### WORK INSTRUCTIONS
All of the lines below are to be printed again exactly; images are excluded from the output.

━━━━━━━━━━━━━━━━

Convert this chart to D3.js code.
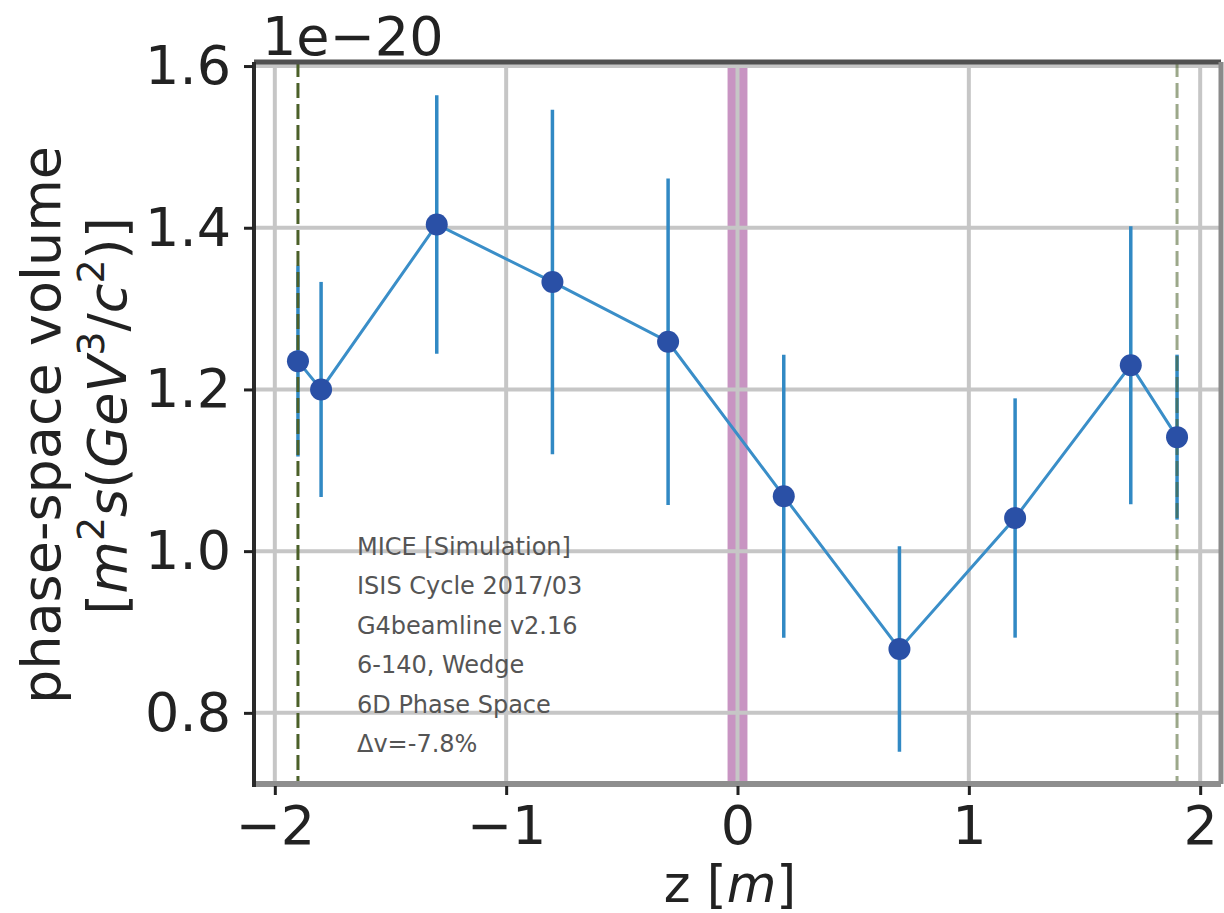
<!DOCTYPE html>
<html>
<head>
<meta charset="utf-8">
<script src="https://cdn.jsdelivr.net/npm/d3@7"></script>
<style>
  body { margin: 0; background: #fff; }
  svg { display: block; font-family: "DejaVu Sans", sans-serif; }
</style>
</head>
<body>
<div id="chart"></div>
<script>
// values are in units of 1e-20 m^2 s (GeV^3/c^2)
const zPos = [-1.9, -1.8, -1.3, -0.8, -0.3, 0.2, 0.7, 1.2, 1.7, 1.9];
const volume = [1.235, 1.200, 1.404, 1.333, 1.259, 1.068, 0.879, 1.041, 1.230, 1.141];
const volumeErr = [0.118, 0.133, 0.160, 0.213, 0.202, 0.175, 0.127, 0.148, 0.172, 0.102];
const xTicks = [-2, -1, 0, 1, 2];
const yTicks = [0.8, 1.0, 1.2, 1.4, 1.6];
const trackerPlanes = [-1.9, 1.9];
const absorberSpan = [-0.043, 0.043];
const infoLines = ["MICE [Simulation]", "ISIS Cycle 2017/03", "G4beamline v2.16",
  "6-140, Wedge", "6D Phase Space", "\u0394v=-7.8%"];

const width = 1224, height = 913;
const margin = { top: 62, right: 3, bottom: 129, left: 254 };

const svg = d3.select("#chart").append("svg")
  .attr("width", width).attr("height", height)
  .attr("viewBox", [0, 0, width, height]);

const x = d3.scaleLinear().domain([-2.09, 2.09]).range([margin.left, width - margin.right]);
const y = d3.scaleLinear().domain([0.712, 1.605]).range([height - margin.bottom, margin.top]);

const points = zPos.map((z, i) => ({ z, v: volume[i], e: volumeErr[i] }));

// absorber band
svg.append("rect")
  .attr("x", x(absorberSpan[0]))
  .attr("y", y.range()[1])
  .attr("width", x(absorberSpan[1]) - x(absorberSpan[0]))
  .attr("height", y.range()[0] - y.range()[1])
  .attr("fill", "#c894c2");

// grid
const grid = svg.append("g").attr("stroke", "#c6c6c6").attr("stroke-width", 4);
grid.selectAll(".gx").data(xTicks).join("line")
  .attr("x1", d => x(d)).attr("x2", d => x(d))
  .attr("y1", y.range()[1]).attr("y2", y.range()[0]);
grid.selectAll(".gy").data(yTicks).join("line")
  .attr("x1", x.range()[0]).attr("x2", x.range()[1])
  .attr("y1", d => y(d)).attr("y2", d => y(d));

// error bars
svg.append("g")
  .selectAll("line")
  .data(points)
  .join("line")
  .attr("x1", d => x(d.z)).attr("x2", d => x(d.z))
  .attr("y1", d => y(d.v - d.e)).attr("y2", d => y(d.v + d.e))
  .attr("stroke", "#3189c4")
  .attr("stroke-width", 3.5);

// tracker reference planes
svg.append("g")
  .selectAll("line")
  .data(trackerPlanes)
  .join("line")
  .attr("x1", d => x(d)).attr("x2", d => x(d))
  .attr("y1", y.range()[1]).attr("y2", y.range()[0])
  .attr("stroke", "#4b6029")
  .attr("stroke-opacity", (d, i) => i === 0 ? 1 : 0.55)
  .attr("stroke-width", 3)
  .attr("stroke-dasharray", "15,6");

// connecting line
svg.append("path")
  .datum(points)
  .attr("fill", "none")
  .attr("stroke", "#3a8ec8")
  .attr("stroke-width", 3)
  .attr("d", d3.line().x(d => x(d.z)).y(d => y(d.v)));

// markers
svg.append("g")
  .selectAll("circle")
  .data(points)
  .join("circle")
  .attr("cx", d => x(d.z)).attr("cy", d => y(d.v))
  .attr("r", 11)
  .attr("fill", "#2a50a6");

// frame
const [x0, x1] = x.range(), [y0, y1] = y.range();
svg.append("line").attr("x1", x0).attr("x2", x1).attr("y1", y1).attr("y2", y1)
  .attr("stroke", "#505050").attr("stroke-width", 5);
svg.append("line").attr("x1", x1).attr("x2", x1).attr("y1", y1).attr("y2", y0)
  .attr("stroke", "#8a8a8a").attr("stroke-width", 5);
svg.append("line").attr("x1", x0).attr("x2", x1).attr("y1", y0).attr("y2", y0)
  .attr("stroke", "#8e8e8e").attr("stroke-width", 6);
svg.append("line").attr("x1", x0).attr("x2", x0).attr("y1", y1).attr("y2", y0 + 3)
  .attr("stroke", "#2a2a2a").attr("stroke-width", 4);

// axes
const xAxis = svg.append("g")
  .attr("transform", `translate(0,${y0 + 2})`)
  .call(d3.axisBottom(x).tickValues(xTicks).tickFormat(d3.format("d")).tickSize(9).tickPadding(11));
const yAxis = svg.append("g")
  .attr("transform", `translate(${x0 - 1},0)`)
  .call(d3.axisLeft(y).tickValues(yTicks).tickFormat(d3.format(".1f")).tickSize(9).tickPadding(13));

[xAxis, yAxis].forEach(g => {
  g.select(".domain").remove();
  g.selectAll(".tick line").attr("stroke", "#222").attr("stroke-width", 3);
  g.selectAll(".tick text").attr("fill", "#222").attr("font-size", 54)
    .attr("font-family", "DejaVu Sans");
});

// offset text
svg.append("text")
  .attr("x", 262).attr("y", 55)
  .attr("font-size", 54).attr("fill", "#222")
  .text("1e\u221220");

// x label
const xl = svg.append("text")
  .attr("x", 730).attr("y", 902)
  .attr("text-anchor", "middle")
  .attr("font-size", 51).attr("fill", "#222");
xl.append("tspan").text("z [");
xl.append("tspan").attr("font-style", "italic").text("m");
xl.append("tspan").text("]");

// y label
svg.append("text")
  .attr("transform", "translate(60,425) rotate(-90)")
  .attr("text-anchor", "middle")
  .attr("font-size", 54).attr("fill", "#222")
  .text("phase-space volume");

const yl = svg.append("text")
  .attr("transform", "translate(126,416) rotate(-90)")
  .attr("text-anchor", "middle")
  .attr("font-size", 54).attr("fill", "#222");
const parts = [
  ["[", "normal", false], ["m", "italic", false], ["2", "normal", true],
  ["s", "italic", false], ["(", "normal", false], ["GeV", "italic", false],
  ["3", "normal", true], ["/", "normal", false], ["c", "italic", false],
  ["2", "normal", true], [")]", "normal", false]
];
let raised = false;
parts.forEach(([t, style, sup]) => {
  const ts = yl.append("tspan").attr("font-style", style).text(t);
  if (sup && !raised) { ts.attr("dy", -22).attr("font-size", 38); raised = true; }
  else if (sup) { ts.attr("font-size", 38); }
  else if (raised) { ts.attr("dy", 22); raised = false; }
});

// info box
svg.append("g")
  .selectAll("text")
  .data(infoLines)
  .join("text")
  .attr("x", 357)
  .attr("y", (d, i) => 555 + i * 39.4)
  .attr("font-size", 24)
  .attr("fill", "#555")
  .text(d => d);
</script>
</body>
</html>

━━━━━━━━━━━━━━━━

### WRITTEN ANSWER
Convert this chart to D3.js code.
<!DOCTYPE html>
<html>
<head>
<meta charset="utf-8">
<script src="https://cdn.jsdelivr.net/npm/d3@7"></script>
<style>
  body { margin: 0; background: #fff; }
  svg { display: block; font-family: "DejaVu Sans", sans-serif; }
</style>
</head>
<body>
<div id="chart"></div>
<script>
// values are in units of 1e-20 m^2 s (GeV^3/c^2)
const zPos = [-1.9, -1.8, -1.3, -0.8, -0.3, 0.2, 0.7, 1.2, 1.7, 1.9];
const volume = [1.235, 1.200, 1.404, 1.333, 1.259, 1.068, 0.879, 1.041, 1.230, 1.141];
const volumeErr = [0.118, 0.133, 0.160, 0.213, 0.202, 0.175, 0.127, 0.148, 0.172, 0.102];
const xTicks = [-2, -1, 0, 1, 2];
const yTicks = [0.8, 1.0, 1.2, 1.4, 1.6];
const trackerPlanes = [-1.9, 1.9];
const absorberSpan = [-0.043, 0.043];
const infoLines = ["MICE [Simulation]", "ISIS Cycle 2017/03", "G4beamline v2.16",
  "6-140, Wedge", "6D Phase Space", "\u0394v=-7.8%"];

const width = 1224, height = 913;
const margin = { top: 62, right: 3, bottom: 129, left: 254 };

const svg = d3.select("#chart").append("svg")
  .attr("width", width).attr("height", height)
  .attr("viewBox", [0, 0, width, height]);

const x = d3.scaleLinear().domain([-2.09, 2.09]).range([margin.left, width - margin.right]);
const y = d3.scaleLinear().domain([0.712, 1.605]).range([height - margin.bottom, margin.top]);

const points = zPos.map((z, i) => ({ z, v: volume[i], e: volumeErr[i] }));

// absorber band
svg.append("rect")
  .attr("x", x(absorberSpan[0]))
  .attr("y", y.range()[1])
  .attr("width", x(absorberSpan[1]) - x(absorberSpan[0]))
  .attr("height", y.range()[0] - y.range()[1])
  .attr("fill", "#c894c2");

// grid
const grid = svg.append("g").attr("stroke", "#c6c6c6").attr("stroke-width", 4);
grid.selectAll(".gx").data(xTicks).join("line")
  .attr("x1", d => x(d)).attr("x2", d => x(d))
  .attr("y1", y.range()[1]).attr("y2", y.range()[0]);
grid.selectAll(".gy").data(yTicks).join("line")
  .attr("x1", x.range()[0]).attr("x2", x.range()[1])
  .attr("y1", d => y(d)).attr("y2", d => y(d));

// error bars
svg.append("g")
  .selectAll("line")
  .data(points)
  .join("line")
  .attr("x1", d => x(d.z)).attr("x2", d => x(d.z))
  .attr("y1", d => y(d.v - d.e)).attr("y2", d => y(d.v + d.e))
  .attr("stroke", "#3189c4")
  .attr("stroke-width", 3.5);

// tracker reference planes
svg.append("g")
  .selectAll("line")
  .data(trackerPlanes)
  .join("line")
  .attr("x1", d => x(d)).attr("x2", d => x(d))
  .attr("y1", y.range()[1]).attr("y2", y.range()[0])
  .attr("stroke", "#4b6029")
  .attr("stroke-opacity", (d, i) => i === 0 ? 1 : 0.55)
  .attr("stroke-width", 3)
  .attr("stroke-dasharray", "15,6");

// connecting line
svg.append("path")
  .datum(points)
  .attr("fill", "none")
  .attr("stroke", "#3a8ec8")
  .attr("stroke-width", 3)
  .attr("d", d3.line().x(d => x(d.z)).y(d => y(d.v)));

// markers
svg.append("g")
  .selectAll("circle")
  .data(points)
  .join("circle")
  .attr("cx", d => x(d.z)).attr("cy", d => y(d.v))
  .attr("r", 11)
  .attr("fill", "#2a50a6");

// frame
const [x0, x1] = x.range(), [y0, y1] = y.range();
svg.append("line").attr("x1", x0).attr("x2", x1).attr("y1", y1).attr("y2", y1)
  .attr("stroke", "#505050").attr("stroke-width", 5);
svg.append("line").attr("x1", x1).attr("x2", x1).attr("y1", y1).attr("y2", y0)
  .attr("stroke", "#8a8a8a").attr("stroke-width", 5);
svg.append("line").attr("x1", x0).attr("x2", x1).attr("y1", y0).attr("y2", y0)
  .attr("stroke", "#8e8e8e").attr("stroke-width", 6);
svg.append("line").attr("x1", x0).attr("x2", x0).attr("y1", y1).attr("y2", y0 + 3)
  .attr("stroke", "#2a2a2a").attr("stroke-width", 4);

// axes
const xAxis = svg.append("g")
  .attr("transform", `translate(0,${y0 + 2})`)
  .call(d3.axisBottom(x).tickValues(xTicks).tickFormat(d3.format("d")).tickSize(9).tickPadding(11));
const yAxis = svg.append("g")
  .attr("transform", `translate(${x0 - 1},0)`)
  .call(d3.axisLeft(y).tickValues(yTicks).tickFormat(d3.format(".1f")).tickSize(9).tickPadding(13));

[xAxis, yAxis].forEach(g => {
  g.select(".domain").remove();
  g.selectAll(".tick line").attr("stroke", "#222").attr("stroke-width", 3);
  g.selectAll(".tick text").attr("fill", "#222").attr("font-size", 54)
    .attr("font-family", "DejaVu Sans");
});

// offset text
svg.append("text")
  .attr("x", 262).attr("y", 55)
  .attr("font-size", 54).attr("fill", "#222")
  .text("1e\u221220");

// x label
const xl = svg.append("text")
  .attr("x", 730).attr("y", 902)
  .attr("text-anchor", "middle")
  .attr("font-size", 51).attr("fill", "#222");
xl.append("tspan").text("z [");
xl.append("tspan").attr("font-style", "italic").text("m");
xl.append("tspan").text("]");

// y label
svg.append("text")
  .attr("transform", "translate(60,425) rotate(-90)")
  .attr("text-anchor", "middle")
  .attr("font-size", 54).attr("fill", "#222")
  .text("phase-space volume");

const yl = svg.append("text")
  .attr("transform", "translate(126,416) rotate(-90)")
  .attr("text-anchor", "middle")
  .attr("font-size", 54).attr("fill", "#222");
const parts = [
  ["[", "normal", false], ["m", "italic", false], ["2", "normal", true],
  ["s", "italic", false], ["(", "normal", false], ["GeV", "italic", false],
  ["3", "normal", true], ["/", "normal", false], ["c", "italic", false],
  ["2", "normal", true], [")]", "normal", false]
];
let raised = false;
parts.forEach(([t, style, sup]) => {
  const ts = yl.append("tspan").attr("font-style", style).text(t);
  if (sup && !raised) { ts.attr("dy", -22).attr("font-size", 38); raised = true; }
  else if (sup) { ts.attr("font-size", 38); }
  else if (raised) { ts.attr("dy", 22); raised = false; }
});

// info box
svg.append("g")
  .selectAll("text")
  .data(infoLines)
  .join("text")
  .attr("x", 357)
  .attr("y", (d, i) => 555 + i * 39.4)
  .attr("font-size", 24)
  .attr("fill", "#555")
  .text(d => d);
</script>
</body>
</html>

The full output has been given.